__TO DO__: From the listing, collect all lines containing the word "document".

Start of GIVEN MATERIAL

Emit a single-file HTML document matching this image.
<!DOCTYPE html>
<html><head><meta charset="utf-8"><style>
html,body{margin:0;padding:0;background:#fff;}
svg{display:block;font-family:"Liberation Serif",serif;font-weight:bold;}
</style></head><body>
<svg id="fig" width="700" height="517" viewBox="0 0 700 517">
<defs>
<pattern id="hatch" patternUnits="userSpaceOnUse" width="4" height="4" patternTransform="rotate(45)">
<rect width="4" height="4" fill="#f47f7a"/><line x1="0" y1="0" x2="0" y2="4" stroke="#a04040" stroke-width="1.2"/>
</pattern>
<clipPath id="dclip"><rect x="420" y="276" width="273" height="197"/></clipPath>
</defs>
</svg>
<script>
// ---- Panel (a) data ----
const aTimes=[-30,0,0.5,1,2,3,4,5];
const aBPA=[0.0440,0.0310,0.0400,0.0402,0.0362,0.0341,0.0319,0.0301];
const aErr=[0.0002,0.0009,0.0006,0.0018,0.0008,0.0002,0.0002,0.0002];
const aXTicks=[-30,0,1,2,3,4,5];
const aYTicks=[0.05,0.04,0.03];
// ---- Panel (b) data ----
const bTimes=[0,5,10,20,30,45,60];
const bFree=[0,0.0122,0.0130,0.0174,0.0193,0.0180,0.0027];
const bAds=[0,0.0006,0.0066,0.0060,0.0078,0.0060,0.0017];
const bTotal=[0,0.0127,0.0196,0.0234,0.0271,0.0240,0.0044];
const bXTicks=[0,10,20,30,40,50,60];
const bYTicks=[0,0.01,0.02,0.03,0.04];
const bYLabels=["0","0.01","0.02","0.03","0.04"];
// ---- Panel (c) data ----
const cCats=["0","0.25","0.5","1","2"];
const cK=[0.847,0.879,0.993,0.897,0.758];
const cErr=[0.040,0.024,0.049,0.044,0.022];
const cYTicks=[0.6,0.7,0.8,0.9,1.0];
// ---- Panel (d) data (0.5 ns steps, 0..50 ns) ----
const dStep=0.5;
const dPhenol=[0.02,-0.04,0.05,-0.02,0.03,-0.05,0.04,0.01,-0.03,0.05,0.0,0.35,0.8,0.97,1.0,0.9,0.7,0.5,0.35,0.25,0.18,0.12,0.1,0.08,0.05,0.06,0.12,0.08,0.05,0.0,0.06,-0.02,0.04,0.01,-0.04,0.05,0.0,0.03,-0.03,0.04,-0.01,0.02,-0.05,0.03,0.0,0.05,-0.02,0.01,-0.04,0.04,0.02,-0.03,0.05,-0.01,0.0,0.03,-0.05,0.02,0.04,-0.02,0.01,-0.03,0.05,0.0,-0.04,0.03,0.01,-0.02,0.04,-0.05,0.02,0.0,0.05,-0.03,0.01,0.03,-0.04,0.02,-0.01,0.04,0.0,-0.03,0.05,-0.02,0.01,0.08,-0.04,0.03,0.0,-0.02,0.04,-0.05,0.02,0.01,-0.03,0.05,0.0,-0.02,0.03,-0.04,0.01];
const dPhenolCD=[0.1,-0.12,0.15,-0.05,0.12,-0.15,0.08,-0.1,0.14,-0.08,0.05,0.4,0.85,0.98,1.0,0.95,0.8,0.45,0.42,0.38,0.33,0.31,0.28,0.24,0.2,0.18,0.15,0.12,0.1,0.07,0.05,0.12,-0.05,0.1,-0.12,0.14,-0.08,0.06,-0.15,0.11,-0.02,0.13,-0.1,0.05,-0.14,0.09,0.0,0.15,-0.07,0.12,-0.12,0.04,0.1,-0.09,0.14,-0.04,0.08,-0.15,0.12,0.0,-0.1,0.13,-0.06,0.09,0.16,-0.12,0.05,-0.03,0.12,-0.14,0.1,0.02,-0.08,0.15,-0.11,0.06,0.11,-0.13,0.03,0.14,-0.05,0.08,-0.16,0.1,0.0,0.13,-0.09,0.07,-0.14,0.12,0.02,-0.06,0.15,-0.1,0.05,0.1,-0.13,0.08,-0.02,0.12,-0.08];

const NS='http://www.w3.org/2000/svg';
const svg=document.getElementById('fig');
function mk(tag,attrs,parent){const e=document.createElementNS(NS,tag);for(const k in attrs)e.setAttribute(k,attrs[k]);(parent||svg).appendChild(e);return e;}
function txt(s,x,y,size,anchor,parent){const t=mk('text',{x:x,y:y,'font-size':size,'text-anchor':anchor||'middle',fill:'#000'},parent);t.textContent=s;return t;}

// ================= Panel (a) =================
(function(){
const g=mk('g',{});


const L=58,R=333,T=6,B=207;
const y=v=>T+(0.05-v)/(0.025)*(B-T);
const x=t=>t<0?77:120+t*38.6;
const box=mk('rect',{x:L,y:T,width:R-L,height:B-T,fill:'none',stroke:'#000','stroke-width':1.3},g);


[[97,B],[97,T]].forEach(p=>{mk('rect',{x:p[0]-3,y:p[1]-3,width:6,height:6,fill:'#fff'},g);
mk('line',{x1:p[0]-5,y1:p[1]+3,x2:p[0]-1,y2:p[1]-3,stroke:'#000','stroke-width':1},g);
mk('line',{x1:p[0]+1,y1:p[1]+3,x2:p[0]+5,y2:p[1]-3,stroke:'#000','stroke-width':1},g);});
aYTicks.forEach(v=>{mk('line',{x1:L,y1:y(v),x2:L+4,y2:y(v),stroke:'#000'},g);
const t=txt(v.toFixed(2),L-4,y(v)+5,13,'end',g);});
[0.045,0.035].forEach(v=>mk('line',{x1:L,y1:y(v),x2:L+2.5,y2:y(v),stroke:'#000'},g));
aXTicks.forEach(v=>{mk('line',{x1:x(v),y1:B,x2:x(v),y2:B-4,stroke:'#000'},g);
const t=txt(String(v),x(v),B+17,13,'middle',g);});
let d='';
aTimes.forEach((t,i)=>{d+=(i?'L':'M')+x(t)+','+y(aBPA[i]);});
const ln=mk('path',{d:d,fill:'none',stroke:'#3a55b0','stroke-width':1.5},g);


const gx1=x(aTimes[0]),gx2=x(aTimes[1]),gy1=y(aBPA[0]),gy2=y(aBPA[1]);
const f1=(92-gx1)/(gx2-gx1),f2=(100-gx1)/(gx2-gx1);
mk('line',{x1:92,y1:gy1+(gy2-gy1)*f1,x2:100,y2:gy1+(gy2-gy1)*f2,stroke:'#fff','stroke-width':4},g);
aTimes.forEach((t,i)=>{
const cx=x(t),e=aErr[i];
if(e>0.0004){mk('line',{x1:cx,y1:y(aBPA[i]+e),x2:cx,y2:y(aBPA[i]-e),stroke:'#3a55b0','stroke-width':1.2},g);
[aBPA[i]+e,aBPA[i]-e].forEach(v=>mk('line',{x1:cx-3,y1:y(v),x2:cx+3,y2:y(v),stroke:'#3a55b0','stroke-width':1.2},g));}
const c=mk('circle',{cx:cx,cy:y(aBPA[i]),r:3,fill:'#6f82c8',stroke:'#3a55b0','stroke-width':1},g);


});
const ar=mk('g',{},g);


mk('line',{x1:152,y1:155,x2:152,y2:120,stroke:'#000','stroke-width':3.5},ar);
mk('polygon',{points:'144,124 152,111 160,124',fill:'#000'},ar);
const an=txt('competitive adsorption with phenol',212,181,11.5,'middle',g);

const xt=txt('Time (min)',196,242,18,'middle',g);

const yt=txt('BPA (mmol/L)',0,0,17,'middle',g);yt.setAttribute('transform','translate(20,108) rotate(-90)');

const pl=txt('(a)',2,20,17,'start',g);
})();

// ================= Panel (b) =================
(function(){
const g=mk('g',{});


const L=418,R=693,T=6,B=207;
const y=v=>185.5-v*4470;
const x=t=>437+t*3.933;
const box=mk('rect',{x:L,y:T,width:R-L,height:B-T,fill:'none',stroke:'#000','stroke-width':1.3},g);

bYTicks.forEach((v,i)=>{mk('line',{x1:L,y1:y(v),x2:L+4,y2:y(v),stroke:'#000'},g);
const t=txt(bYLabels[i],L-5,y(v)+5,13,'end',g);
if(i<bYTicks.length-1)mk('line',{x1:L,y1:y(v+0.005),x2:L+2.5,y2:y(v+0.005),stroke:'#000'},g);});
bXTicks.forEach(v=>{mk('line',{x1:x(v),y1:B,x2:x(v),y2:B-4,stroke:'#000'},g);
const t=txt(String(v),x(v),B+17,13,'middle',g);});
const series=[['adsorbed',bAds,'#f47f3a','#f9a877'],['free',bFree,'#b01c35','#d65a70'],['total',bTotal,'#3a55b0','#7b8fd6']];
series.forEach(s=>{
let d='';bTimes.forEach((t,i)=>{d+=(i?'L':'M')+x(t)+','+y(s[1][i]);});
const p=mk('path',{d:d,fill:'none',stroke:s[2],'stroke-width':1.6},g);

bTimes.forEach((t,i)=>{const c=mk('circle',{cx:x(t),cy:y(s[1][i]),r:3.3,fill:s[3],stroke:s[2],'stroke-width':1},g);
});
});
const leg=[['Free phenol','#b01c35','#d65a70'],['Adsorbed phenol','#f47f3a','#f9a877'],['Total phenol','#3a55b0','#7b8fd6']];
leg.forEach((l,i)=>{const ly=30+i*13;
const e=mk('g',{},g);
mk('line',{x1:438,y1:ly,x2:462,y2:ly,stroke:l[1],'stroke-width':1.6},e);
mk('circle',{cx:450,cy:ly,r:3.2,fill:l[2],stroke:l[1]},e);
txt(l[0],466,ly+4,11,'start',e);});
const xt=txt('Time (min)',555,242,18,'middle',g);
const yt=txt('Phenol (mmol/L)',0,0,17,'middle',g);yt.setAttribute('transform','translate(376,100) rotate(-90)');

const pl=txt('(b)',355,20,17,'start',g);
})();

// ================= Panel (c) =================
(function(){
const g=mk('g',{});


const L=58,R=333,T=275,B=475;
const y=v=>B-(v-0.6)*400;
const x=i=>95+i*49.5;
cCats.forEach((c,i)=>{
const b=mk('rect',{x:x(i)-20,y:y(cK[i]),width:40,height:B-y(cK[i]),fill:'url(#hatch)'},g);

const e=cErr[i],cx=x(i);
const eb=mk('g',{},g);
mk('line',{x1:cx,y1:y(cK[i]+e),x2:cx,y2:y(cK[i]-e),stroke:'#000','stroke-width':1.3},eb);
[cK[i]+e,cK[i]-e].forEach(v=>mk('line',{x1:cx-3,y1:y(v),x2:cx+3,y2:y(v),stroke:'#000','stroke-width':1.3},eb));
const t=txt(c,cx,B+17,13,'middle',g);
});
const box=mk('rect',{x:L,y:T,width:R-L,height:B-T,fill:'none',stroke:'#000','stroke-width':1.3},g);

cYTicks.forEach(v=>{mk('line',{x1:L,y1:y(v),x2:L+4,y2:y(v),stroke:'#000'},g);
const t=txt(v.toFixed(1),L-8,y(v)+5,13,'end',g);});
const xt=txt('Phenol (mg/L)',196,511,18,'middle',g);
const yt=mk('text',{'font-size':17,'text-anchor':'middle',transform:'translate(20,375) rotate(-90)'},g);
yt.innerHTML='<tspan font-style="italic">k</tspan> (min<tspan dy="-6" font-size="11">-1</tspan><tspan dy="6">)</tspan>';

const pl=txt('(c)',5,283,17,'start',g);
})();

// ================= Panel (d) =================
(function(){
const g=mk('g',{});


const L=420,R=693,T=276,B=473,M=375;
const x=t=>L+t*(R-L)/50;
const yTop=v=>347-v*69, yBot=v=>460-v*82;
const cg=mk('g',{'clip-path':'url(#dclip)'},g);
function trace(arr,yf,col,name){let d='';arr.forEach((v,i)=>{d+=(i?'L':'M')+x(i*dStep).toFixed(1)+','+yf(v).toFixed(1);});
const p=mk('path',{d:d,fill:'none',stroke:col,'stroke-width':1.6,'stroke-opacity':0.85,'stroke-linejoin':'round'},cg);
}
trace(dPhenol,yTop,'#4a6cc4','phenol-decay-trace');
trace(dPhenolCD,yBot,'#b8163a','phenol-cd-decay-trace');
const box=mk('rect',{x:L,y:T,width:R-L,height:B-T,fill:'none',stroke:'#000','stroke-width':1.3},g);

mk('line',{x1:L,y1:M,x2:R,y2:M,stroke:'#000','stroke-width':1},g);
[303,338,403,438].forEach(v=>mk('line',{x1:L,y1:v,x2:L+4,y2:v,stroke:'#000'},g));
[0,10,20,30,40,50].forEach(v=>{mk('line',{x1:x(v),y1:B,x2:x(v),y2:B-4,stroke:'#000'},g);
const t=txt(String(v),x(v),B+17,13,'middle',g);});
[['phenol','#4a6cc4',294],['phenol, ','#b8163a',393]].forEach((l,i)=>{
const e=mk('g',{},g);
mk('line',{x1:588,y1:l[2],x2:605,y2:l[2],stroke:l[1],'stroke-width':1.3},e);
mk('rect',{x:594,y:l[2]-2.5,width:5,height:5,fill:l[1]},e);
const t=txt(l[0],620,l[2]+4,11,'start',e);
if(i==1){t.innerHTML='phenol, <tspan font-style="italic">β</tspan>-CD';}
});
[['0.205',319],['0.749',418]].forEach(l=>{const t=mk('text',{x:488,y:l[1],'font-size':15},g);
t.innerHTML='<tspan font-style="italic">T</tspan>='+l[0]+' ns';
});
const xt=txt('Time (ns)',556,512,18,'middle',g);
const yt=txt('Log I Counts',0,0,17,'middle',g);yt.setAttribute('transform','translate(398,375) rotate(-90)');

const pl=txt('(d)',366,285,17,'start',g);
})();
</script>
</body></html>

End of GIVEN MATERIAL

__REPLY__:
Emit a single-file HTML document matching this image.
const svg=document.getElementById('fig');
function mk(tag,attrs,parent){const e=document.createElementNS(NS,tag);for(const k in attrs)e.setAttribute(k,attrs[k]);(parent||svg).appendChild(e);return e;}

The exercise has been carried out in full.